I read this one in the early-to-mid 1980s, and I'm fairly certain that was when it was written.
The protagonist is a middle-class-type who has recently lost everything. He has no job, has lost his home, and so on. He may also be drinking heavily at this point. One night, he happens upon a group of homeless men and women sitting around a fire. They invite him to join them.
As they exchange dialogue, the homeless people talk about how polite society has turned their back on them, and they live by their own rules now. The protagonist begins to feel a kinship with them. IIRC, there is a leader of the group, who keeps passing around a bottle of red wine to his fellow homeless people. The light from the fire is dim enough that their faces are somewhat covered in shadow.

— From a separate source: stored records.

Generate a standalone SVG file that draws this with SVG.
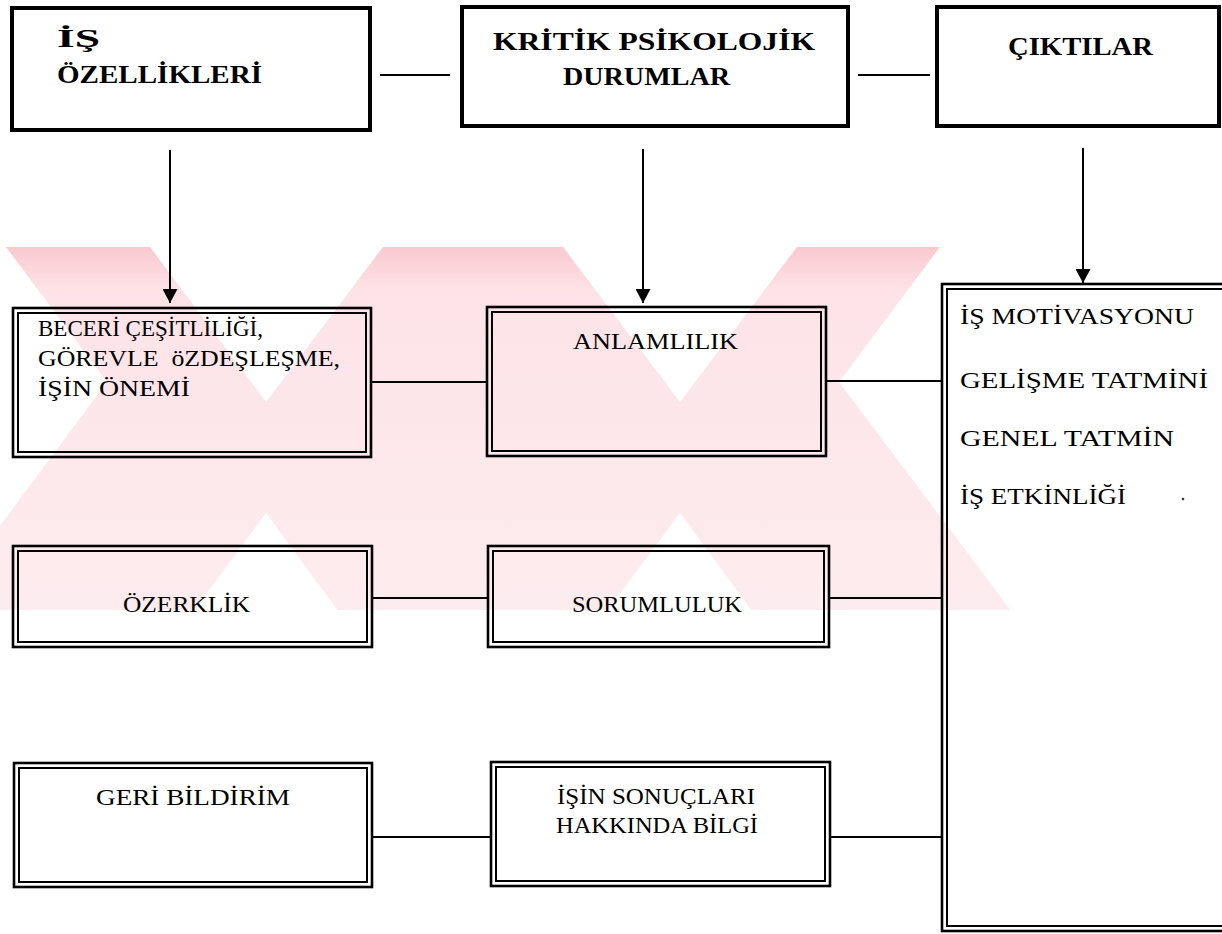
<svg xmlns="http://www.w3.org/2000/svg" width="1222" height="934" viewBox="0 0 1222 934">
  <defs>
    <style>
      .bg { fill: #ffffff; }
      .wm { fill: url(#wmFade); }
      .cut { fill: #ffffff; }
      .thick { fill: none; stroke: #000; stroke-width: 4; }
      .outer { fill: none; stroke: #000; stroke-width: 2.6; }
      .inner { fill: none; stroke: #000; stroke-width: 2; }
      .line { fill: none; stroke: #000; stroke-width: 2; }
      .hdr { font-family: "Liberation Serif", "Times New Roman", serif; font-weight: bold; font-size: 25px; fill: #000; }
      .lbl { font-family: "Liberation Serif", "Times New Roman", serif; font-size: 23px; fill: #000; }
      .out { font-family: "Liberation Serif", "Times New Roman", serif; font-size: 24px; fill: #000; }
    </style>
    <linearGradient id="wmFade" x1="0" y1="247" x2="0" y2="610" gradientUnits="userSpaceOnUse">
      <stop offset="0" stop-color="#f9c9cf"/>
      <stop offset="0.12" stop-color="#fde3e7"/>
      <stop offset="1" stop-color="#fdecef"/>
    </linearGradient>
    <clipPath id="wmClip">
      <rect x="0" y="247" width="1012" height="363"/>
    </clipPath>
    <marker id="arrow" markerUnits="userSpaceOnUse" viewBox="0 0 14 15" refX="14" refY="7.5" markerWidth="14" markerHeight="15" orient="auto">
      <path d="M0,0 L14,7.5 L0,15 z" fill="#000"/>
    </marker>
  </defs>

  <rect class="bg" x="0" y="0" width="1222" height="934"/>

  <!-- background emblem: two joined X shapes -->
  <g id="emblem" clip-path="url(#wmClip)">
    <polygon class="wm" points="0,247 940,247 839,382 1012,612 0,612"/>
    <polygon class="cut" points="-20,247 6,247 107,382 -64,612 -20,612"/>
    <polygon class="cut" points="150,247 383,247 266,402"/>
    <polygon class="cut" points="563,247 797,247 680,402"/>
    <polygon class="cut" points="193,612 266,513 339,612"/>
    <polygon class="cut" points="606,612 680,513 753,612"/>
  </g>

  <!-- connectors -->
  <g id="connectors">
    <line class="line" x1="380" y1="75" x2="450" y2="75"/>
    <line class="line" x1="858" y1="75" x2="930" y2="75"/>
    <line class="line" x1="170" y1="150" x2="170" y2="303" marker-end="url(#arrow)"/>
    <line class="line" x1="643" y1="149" x2="643" y2="303" marker-end="url(#arrow)"/>
    <line class="line" x1="1083" y1="148" x2="1083" y2="283" marker-end="url(#arrow)"/>
    <line class="line" x1="372" y1="382" x2="486" y2="382"/>
    <line class="line" x1="827" y1="381" x2="941" y2="381"/>
    <line class="line" x1="373" y1="598" x2="487" y2="598"/>
    <line class="line" x1="830" y1="598" x2="941" y2="598"/>
    <line class="line" x1="373" y1="837" x2="490" y2="837"/>
    <line class="line" x1="831" y1="837" x2="941" y2="837"/>
  </g>

  <!-- header boxes -->
  <g id="is-ozellikleri">
    <rect class="thick" x="12" y="8" width="358" height="122"/>
    <text class="hdr" x="57" y="47" textLength="43" lengthAdjust="spacingAndGlyphs">İŞ</text>
    <text class="hdr" x="57" y="83" textLength="205" lengthAdjust="spacingAndGlyphs">ÖZELLİKLERİ</text>
  </g>
  <g id="kritik-durumlar">
    <rect class="thick" x="462" y="7" width="386" height="119"/>
    <text class="hdr" x="493" y="50" textLength="322" lengthAdjust="spacingAndGlyphs">KRİTİK PSİKOLOJİK</text>
    <text class="hdr" x="563" y="85" textLength="167" lengthAdjust="spacingAndGlyphs">DURUMLAR</text>
  </g>
  <g id="ciktilar">
    <rect class="thick" x="937" y="7" width="282" height="119"/>
    <text class="hdr" x="1008" y="55" textLength="145" lengthAdjust="spacingAndGlyphs">ÇIKTILAR</text>
  </g>

  <!-- job characteristics -->
  <g id="beceri">
    <rect class="outer" x="13" y="308" width="358" height="149"/>
    <rect class="inner" x="18" y="313" width="348" height="139"/>
    <text class="lbl" x="38" y="336" textLength="225" lengthAdjust="spacingAndGlyphs">BECERİ ÇEŞİTLİLİĞİ,</text>
    <text class="lbl" x="38" y="366" textLength="302" lengthAdjust="spacingAndGlyphs" xml:space="preserve">GÖREVLE  öZDEŞLEŞME,</text>
    <text class="lbl" x="38" y="396" textLength="152" lengthAdjust="spacingAndGlyphs">İŞİN ÖNEMİ</text>
  </g>
  <g id="ozerklik">
    <rect class="outer" x="13" y="546" width="359" height="101"/>
    <rect class="inner" x="18" y="551" width="349" height="91"/>
    <text class="lbl" x="123" y="612" textLength="127" lengthAdjust="spacingAndGlyphs">ÖZERKLİK</text>
  </g>
  <g id="geri-bildirim">
    <rect class="outer" x="14" y="763" width="358" height="124"/>
    <rect class="inner" x="19" y="768" width="348" height="114"/>
    <text class="lbl" x="96" y="805" textLength="194" lengthAdjust="spacingAndGlyphs">GERİ BİLDİRİM</text>
  </g>

  <!-- psychological states -->
  <g id="anlamlilik">
    <rect class="outer" x="487" y="307" width="339" height="149"/>
    <rect class="inner" x="492" y="312" width="329" height="139"/>
    <text class="lbl" x="573" y="349" textLength="165" lengthAdjust="spacingAndGlyphs">ANLAMLILIK</text>
  </g>
  <g id="sorumluluk">
    <rect class="outer" x="488" y="546" width="341" height="101"/>
    <rect class="inner" x="493" y="551" width="331" height="91"/>
    <text class="lbl" x="572" y="612" textLength="170" lengthAdjust="spacingAndGlyphs">SORUMLULUK</text>
  </g>
  <g id="sonuclar-bilgi">
    <rect class="outer" x="491" y="762" width="339" height="124"/>
    <rect class="inner" x="496" y="767" width="329" height="114"/>
    <text class="lbl" x="557" y="804" textLength="198" lengthAdjust="spacingAndGlyphs">İŞİN SONUÇLARI</text>
    <text class="lbl" x="556" y="833" textLength="202" lengthAdjust="spacingAndGlyphs">HAKKINDA BİLGİ</text>
  </g>

  <!-- outcomes -->
  <g id="ciktilar-liste">
    <rect class="outer" x="942" y="284" width="290" height="647"/>
    <rect class="inner" x="947" y="289" width="280" height="637"/>
    <text class="out" x="960" y="324" textLength="234" lengthAdjust="spacingAndGlyphs">İŞ MOTİVASYONU</text>
    <text class="out" x="960" y="388" textLength="248" lengthAdjust="spacingAndGlyphs">GELİŞME TATMİNİ</text>
    <text class="out" x="960" y="446" textLength="214" lengthAdjust="spacingAndGlyphs">GENEL TATMİN</text>
    <text class="out" x="960" y="504" textLength="166" lengthAdjust="spacingAndGlyphs">İŞ ETKİNLİĞİ</text>
    <circle cx="1183" cy="499" r="1.3" fill="#333"/>
  </g>
</svg>
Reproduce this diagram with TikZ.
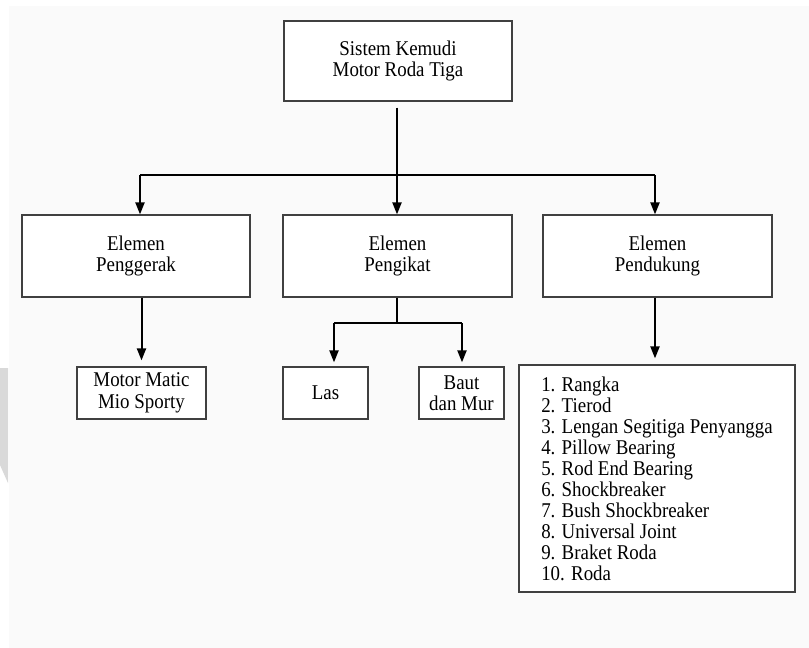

Near the end of the story, they hand the bottle of red wine to the protagonist. The protagonist takes a draught from the bottle, and instantly gags. There is a line that goes something like "thick and salty..it was NOT wine." The bottle is, in fact, filled with human blood. The man also sees their faces clearly for the first time, and sees they are all horribly scarred with burns.
The group of homeless people reveal their secret in the fire. There is some sort of malevolent spirit in the flames, who is their 'protector', in exchange for their service and the price of being burned horribly. The protagonist has reached the point where he too, has turned his back on society. He leans into the fire, and allows the spirit to claw at his face with flaming talons or the like. After it's finished, they toss him a piece of (human) meat, after which there is a line something like "it tasted just like venison...somehow he always knew it would."
The store closes with the protagonist briefly sharing a tale of them catching a jogger for "dinner" and throwing her bones into the Thames.